TUCSON, Ariz.- Arizona's monsoon officially starts June 15. And even though the rain coming this weekend has more to do with what's left of a Pacific Hurricane, the classic monsoon pattern is gearing up. And as the rains roll in, a special center in Tucson will be counting each stroke of lightning.
Lightning strikes in the continental US an average of 20 million times a year.
We know that because of the data that flows through the Tucson office of Vaisala , a company that measures the weather.
Friday morning, Vaisala sensors placed all over the world counted about one-point-six million lighting flashes in six hours.
"We're actually at a typical pattern for this time of day in the middle of June.," says Vaisala lightning specialist Ron Holle.
He can see monsoon lightning patterns in Mexico now. When they make it to Arizona, we will get almost as much lightning in July, August and early September as other parts of the country might get in a year.
Holle says, “We get on average about 600 thousand cloud to ground flashes in July and August and into September which is a very good number.
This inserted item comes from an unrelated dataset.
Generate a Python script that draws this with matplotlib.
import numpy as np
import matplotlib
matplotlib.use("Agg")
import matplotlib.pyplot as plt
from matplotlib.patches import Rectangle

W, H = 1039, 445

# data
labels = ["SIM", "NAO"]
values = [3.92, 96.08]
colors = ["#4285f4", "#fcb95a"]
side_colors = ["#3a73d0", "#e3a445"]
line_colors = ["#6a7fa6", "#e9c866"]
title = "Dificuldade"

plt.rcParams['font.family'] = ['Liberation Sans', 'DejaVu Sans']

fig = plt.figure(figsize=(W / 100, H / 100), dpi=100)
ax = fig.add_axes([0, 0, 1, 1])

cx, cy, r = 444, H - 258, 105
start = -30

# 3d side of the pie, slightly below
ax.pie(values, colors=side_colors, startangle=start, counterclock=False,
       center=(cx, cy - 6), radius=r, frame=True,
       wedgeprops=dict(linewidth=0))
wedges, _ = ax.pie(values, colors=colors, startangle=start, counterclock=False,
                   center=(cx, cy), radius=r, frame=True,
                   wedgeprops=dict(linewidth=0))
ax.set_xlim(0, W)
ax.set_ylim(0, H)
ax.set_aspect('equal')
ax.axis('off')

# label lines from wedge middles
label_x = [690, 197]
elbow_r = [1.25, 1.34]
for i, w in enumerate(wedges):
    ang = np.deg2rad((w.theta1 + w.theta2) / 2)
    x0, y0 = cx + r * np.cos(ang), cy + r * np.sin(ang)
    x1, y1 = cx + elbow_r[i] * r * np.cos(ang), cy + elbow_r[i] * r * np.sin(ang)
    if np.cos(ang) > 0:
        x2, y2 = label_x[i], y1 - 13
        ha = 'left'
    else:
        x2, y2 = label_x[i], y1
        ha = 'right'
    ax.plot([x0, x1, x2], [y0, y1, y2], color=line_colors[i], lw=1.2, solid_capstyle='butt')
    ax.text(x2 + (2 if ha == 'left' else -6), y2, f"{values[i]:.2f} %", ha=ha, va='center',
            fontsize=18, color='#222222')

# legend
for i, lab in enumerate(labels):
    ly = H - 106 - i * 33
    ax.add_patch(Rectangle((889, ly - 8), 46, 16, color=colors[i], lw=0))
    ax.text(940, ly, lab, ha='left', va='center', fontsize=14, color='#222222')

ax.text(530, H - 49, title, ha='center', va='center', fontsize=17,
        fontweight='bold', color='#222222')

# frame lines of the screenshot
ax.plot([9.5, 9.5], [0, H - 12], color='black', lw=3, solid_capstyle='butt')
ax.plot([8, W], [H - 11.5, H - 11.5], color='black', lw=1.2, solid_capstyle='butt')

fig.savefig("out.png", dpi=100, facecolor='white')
It's one of the higher numbers in the country."
KGUN9 reporter Craig Smith asked: “Do people respect lightning the way they ought to?”
Holle: "No, Unfortunately, they respect it after something has happened."
To improve safety Vaisala has looked at lightning patterns in National Parks. Grand Canyon gets a lot of strikes--mainly on the rim and after eleven AM.
Holle says, "Around 90 percent of all the lightning in the Grand Canyon occurs just during July and August and early September. It's also during the afternoon. So during the afternoons in July and August are very vulnerable to lightning and we do see deaths and injuries there."
In the Tucson area, storms tend to develop over the mountains maybe four or five o'clock.
"If you're close to the mountains it's a little earlier. If you're downtown, south and west its more in the evening and as you go further west the lightning frequency drops off very fast west of Tucson."
Many people believe a lot of persistent and dangerous lightning myths like the idea that you’re safe if taller objects are near you, or that rubber-soled shoes will protect you because you will not be grounded. To counter those dangerous myths, Vaisala offers a downloadable e-book called “So You Think You Know Lightning”.